Minecraft-Specific Reactions & Nostalgia
- Longtime players point out that some “weird AI artifacts” are just normal modern Minecraft (e.g., kelp, honeycomb blocks), highlighting how many players’ mental model is stuck in the alpha/early-1.0 era.
- There’s extensive reminiscing about how much the game has changed, modding eras, and account migration headaches after the Microsoft acquisition.
Game Design, Endings & Modding Culture
- Discussion around “The End” dimension: some see it as a joke or meta-commentary; others argue adding a formal end subtly shifts player behavior.
- Comparisons are made to other sandbox and factory games where a nominal “end” still doesn’t exhaust the content.

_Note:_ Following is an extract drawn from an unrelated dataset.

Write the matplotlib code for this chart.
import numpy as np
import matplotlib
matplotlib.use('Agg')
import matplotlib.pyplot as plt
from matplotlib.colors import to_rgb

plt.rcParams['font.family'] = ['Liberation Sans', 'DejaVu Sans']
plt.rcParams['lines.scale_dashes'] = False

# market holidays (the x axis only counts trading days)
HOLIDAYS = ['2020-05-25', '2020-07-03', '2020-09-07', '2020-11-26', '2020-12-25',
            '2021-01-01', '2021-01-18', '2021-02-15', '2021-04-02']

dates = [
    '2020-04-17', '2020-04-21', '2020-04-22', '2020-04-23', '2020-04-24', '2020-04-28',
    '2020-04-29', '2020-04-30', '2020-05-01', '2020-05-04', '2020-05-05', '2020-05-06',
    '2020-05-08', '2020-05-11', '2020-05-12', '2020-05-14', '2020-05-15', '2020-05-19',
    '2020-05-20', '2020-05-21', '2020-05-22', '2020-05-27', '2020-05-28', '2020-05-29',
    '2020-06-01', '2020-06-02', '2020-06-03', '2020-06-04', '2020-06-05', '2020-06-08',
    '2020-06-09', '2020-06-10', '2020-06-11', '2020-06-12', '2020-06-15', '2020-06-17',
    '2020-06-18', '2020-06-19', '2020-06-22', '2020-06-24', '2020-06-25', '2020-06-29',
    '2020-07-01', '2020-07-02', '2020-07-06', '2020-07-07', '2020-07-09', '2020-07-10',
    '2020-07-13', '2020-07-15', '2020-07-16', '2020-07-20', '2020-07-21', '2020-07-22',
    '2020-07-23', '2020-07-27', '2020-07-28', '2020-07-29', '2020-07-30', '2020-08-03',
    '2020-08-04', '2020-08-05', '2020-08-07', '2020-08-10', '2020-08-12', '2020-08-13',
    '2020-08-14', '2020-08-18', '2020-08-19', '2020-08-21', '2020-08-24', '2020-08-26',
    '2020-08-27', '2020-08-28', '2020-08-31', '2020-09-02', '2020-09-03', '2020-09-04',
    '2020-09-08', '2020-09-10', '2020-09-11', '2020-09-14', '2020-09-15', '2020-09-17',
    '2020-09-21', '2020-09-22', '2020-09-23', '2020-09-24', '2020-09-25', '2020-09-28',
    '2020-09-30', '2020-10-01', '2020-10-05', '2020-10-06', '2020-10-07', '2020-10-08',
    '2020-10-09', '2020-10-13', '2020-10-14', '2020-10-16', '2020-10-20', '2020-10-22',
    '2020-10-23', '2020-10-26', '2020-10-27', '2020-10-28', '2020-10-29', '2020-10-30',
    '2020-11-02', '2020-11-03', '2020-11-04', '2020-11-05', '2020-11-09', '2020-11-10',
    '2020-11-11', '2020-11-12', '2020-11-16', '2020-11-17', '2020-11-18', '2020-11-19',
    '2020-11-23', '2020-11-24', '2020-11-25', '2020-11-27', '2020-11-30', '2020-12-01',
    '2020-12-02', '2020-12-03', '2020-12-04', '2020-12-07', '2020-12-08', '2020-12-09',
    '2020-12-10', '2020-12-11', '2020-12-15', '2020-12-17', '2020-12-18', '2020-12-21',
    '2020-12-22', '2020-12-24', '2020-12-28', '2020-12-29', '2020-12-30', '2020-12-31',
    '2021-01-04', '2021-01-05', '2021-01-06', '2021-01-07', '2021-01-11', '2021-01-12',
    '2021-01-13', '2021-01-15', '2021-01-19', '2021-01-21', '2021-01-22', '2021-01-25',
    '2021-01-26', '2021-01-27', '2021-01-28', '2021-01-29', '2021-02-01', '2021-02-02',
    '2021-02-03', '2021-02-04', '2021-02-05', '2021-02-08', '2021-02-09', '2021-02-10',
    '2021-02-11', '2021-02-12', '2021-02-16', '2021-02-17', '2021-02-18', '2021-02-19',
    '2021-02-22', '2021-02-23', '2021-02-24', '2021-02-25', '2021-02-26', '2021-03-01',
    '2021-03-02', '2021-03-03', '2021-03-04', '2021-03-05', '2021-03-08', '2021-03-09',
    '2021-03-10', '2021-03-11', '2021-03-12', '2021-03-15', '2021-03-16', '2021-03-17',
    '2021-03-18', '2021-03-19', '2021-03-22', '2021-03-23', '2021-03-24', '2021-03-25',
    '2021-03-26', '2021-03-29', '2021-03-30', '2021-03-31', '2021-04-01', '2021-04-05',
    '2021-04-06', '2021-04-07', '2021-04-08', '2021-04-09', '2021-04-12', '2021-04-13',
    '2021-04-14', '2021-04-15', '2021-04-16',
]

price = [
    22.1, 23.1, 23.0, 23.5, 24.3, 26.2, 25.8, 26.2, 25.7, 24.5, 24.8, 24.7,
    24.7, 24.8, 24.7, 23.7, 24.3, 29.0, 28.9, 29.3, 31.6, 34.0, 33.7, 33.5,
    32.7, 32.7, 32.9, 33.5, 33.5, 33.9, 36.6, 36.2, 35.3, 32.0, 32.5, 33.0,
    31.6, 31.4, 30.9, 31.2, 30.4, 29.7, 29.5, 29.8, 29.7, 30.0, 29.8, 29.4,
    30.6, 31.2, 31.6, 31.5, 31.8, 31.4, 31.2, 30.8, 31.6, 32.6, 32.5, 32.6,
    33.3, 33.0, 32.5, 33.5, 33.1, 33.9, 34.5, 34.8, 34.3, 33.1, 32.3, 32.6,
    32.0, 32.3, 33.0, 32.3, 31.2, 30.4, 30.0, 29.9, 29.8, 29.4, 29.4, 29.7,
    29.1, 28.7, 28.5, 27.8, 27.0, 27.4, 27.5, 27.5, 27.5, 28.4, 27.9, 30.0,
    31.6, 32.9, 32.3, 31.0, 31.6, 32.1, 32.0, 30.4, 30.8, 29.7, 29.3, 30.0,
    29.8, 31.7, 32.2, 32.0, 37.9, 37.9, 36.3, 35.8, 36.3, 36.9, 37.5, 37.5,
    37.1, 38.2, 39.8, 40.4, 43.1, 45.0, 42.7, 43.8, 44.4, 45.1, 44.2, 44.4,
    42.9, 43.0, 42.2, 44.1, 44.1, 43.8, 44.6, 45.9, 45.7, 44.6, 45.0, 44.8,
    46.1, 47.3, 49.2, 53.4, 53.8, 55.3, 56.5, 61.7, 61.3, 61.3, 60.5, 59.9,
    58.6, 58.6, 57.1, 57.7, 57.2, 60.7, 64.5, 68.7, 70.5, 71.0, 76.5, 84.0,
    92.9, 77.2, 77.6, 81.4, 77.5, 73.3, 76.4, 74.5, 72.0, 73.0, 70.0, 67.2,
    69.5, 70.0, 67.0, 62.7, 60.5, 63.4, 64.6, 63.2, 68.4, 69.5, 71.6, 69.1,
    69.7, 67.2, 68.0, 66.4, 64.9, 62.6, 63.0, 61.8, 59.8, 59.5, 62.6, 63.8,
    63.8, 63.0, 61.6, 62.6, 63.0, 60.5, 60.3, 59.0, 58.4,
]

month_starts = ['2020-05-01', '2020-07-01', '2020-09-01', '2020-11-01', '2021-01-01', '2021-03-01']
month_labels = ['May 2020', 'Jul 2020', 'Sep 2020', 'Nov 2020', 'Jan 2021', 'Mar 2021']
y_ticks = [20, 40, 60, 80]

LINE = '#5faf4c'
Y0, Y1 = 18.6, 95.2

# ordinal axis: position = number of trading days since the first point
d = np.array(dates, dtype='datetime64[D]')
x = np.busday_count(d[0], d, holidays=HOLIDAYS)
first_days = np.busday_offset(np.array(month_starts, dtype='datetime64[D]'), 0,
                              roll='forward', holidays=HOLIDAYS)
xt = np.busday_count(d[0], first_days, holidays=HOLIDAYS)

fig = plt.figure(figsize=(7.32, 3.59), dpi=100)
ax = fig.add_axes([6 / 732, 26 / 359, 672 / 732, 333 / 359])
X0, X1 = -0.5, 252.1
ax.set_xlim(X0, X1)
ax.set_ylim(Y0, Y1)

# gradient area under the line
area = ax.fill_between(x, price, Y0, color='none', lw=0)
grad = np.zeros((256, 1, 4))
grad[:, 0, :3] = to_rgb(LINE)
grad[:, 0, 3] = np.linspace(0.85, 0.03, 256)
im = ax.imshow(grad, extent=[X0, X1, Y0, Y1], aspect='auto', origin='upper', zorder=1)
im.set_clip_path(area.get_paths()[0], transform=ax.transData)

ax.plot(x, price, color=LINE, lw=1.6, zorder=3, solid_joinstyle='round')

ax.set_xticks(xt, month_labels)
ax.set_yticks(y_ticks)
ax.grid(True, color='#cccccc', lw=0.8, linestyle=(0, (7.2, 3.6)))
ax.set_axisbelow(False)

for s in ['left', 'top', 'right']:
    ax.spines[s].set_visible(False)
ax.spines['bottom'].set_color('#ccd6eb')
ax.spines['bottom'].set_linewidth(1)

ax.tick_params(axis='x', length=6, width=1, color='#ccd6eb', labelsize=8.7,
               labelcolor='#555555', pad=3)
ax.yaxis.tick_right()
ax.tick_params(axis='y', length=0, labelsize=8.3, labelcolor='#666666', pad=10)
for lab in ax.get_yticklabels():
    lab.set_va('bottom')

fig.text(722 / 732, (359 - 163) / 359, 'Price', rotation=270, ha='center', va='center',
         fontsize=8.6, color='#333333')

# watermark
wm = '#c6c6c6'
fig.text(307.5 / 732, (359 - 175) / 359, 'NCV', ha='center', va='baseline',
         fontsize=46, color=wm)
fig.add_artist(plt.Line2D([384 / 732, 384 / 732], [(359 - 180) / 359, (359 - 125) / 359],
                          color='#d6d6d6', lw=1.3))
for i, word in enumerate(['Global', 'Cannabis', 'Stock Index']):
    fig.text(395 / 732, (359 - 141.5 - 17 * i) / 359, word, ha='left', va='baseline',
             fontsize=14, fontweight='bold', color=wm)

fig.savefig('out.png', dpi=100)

- Strong split between players who prefer pure vanilla designs and those who view heavy modding as the real source of fun.
Use Cases, Concerns & Critiques
- Potential positive uses mentioned: testing edge cases for robotics/self-driving, or novel interactive experiences.
- Concerns include:
- It’s “just” a steerable video, not a real world model, due to lack of permanence.
- Energy and compute costs for what some see as a toy.
- Fear of it fueling infinite generative social media content.
- Others see promise in similar work (e.g., AI Dungeon, AI Counter-Strike demos) and argue that dismissing it shows a lack of imagination.